How to practice major 251's

When practicing 3-note major 251’s is there a reason why in the left hand sometimes you go up from the 2 to the 5 and sometimes down?
Any problem with just playing the 2 with 1-7 shell voicing, the 1 and 3 of the 5 and then the major 7 shell of the one which is how I learned this before?

Hi Wendy :wave:

Good questions!

No there is no reason behind this, other than that we have the freedom to voice our chords in different registers of the piano.

When playing a jazz standard, choosing which bass movement to use could depend on the melody note. For example, if the melody is around or below middle C, then perhaps it would be more appropriate to move our bass note down. It depends on the context.

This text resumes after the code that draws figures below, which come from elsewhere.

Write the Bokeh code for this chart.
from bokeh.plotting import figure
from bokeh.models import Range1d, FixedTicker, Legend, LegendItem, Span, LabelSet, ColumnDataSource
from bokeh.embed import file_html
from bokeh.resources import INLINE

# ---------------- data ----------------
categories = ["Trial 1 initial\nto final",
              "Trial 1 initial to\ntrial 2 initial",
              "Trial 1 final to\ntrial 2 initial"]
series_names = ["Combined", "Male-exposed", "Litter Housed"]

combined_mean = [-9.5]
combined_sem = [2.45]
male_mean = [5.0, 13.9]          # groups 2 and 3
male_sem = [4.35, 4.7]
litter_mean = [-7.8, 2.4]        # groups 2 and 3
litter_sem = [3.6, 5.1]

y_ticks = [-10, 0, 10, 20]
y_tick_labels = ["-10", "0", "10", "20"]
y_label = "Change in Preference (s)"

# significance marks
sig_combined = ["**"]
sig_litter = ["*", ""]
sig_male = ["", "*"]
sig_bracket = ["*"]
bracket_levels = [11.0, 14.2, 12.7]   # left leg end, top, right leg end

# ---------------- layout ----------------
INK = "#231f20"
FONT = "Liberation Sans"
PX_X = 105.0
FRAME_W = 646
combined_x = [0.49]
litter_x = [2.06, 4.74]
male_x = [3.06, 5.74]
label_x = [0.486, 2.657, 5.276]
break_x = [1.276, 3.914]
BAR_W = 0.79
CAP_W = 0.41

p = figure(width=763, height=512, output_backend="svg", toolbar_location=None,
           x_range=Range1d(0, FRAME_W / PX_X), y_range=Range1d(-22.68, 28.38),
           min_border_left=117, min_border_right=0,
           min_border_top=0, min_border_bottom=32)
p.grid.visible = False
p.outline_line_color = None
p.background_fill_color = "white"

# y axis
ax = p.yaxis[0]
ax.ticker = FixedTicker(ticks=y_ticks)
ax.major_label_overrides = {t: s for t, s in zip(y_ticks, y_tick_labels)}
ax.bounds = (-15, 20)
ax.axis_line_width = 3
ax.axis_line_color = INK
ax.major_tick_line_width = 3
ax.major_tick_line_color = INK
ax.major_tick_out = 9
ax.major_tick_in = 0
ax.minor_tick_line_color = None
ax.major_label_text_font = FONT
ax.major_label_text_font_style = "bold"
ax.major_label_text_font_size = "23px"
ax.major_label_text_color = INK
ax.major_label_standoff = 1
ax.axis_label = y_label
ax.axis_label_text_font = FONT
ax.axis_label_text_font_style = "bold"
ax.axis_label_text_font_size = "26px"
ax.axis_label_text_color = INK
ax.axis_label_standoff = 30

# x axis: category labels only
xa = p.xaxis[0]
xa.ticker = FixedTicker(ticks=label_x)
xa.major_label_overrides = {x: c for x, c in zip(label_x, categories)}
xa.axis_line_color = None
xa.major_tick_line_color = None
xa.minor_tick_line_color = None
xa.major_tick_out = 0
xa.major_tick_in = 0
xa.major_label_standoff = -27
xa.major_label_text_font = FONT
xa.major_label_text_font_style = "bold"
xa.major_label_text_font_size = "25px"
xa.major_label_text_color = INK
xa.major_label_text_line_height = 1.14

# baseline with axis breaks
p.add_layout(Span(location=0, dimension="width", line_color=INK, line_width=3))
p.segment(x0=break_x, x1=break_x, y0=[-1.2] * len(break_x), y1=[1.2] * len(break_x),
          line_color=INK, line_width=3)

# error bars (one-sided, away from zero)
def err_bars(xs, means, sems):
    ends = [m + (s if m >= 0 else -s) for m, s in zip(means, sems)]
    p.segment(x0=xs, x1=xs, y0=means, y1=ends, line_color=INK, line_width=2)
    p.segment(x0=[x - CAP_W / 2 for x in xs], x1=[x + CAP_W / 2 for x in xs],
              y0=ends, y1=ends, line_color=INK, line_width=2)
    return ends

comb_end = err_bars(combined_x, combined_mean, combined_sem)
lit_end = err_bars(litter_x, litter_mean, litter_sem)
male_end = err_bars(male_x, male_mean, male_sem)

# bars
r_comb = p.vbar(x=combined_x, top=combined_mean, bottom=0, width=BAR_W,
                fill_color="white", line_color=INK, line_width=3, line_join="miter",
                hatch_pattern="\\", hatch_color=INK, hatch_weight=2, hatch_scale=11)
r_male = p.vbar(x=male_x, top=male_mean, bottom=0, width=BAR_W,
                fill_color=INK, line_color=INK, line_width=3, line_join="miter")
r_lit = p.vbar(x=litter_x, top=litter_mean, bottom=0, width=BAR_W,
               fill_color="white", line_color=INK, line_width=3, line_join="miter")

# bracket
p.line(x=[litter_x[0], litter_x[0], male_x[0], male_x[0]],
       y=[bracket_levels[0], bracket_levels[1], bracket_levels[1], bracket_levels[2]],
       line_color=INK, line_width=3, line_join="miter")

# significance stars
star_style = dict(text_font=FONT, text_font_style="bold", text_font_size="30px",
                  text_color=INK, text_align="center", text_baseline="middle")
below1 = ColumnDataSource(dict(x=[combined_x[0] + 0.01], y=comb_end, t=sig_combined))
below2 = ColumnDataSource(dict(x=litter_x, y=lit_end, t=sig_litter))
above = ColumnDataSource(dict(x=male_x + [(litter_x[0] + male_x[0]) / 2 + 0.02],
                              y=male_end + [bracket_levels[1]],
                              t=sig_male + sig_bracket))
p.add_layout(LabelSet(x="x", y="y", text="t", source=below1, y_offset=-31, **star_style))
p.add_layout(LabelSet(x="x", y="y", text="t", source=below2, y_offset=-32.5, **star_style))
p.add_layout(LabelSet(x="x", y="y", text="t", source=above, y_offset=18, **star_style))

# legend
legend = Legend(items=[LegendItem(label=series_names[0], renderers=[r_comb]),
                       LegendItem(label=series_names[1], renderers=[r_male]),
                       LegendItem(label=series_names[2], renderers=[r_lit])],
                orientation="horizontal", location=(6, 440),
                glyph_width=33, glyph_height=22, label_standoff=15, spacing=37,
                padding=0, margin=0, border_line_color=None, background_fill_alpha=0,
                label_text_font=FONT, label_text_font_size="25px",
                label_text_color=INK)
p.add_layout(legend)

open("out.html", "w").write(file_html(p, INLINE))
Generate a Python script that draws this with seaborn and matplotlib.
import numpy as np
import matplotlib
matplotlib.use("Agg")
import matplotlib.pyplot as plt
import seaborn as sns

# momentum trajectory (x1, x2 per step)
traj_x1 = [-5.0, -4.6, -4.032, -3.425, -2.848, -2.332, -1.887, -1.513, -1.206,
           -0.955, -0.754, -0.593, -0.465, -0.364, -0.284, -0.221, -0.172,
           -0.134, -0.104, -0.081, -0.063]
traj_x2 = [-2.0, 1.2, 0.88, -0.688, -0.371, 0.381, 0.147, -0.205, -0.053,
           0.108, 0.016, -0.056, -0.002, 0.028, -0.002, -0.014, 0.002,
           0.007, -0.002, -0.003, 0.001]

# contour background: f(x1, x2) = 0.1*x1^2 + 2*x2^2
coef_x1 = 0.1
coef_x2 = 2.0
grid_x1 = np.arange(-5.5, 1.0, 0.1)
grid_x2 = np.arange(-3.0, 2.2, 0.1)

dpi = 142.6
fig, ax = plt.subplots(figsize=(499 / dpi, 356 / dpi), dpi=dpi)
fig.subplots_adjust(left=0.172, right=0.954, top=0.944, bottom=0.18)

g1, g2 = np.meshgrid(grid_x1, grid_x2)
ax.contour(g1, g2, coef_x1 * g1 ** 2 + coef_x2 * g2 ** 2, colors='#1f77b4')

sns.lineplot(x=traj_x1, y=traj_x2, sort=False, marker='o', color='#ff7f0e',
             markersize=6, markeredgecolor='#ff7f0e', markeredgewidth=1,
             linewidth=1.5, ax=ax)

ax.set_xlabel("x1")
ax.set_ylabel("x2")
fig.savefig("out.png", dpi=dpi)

The key takeaways from the major 251 lesson should be:

  • understanding that the 251 is the most common progression in jazz music

  • understanding the quality of the 3 chords in a 251 which is ii-7 to V7 to Imaj7 … Being able to spot this common sequence will help to read and interpret lead sheets.

  • being able to visualise the b7 falling to the 3rd of the next chord. This is the most important point. This ‘half step voice leading’ is what creates smooth harmonies and melodies and so being able to visualise that in all 12 keys is invaluable.

That’s a great exercise too. There’s certainly no problem with that.

As we cover in the upcoming lessons and courses, there are many ways to voice 251 progressions.

The nice thing about having the bass in the left hand, and the 3rd and 7th in the right hand is that it isolates those 2 ‘guide tones’ and the voice leading that occurs between them.

I’d recommend doing both, your left hand shells, and also the method in the lesson.

The major 251s are one of the foundational building blocks of jazz harmony. Spending the time to truly absorb the 3-note voicings - in any variation - is a very worthwhile and productive exercise.

Hope this helps and any other questions just let us know.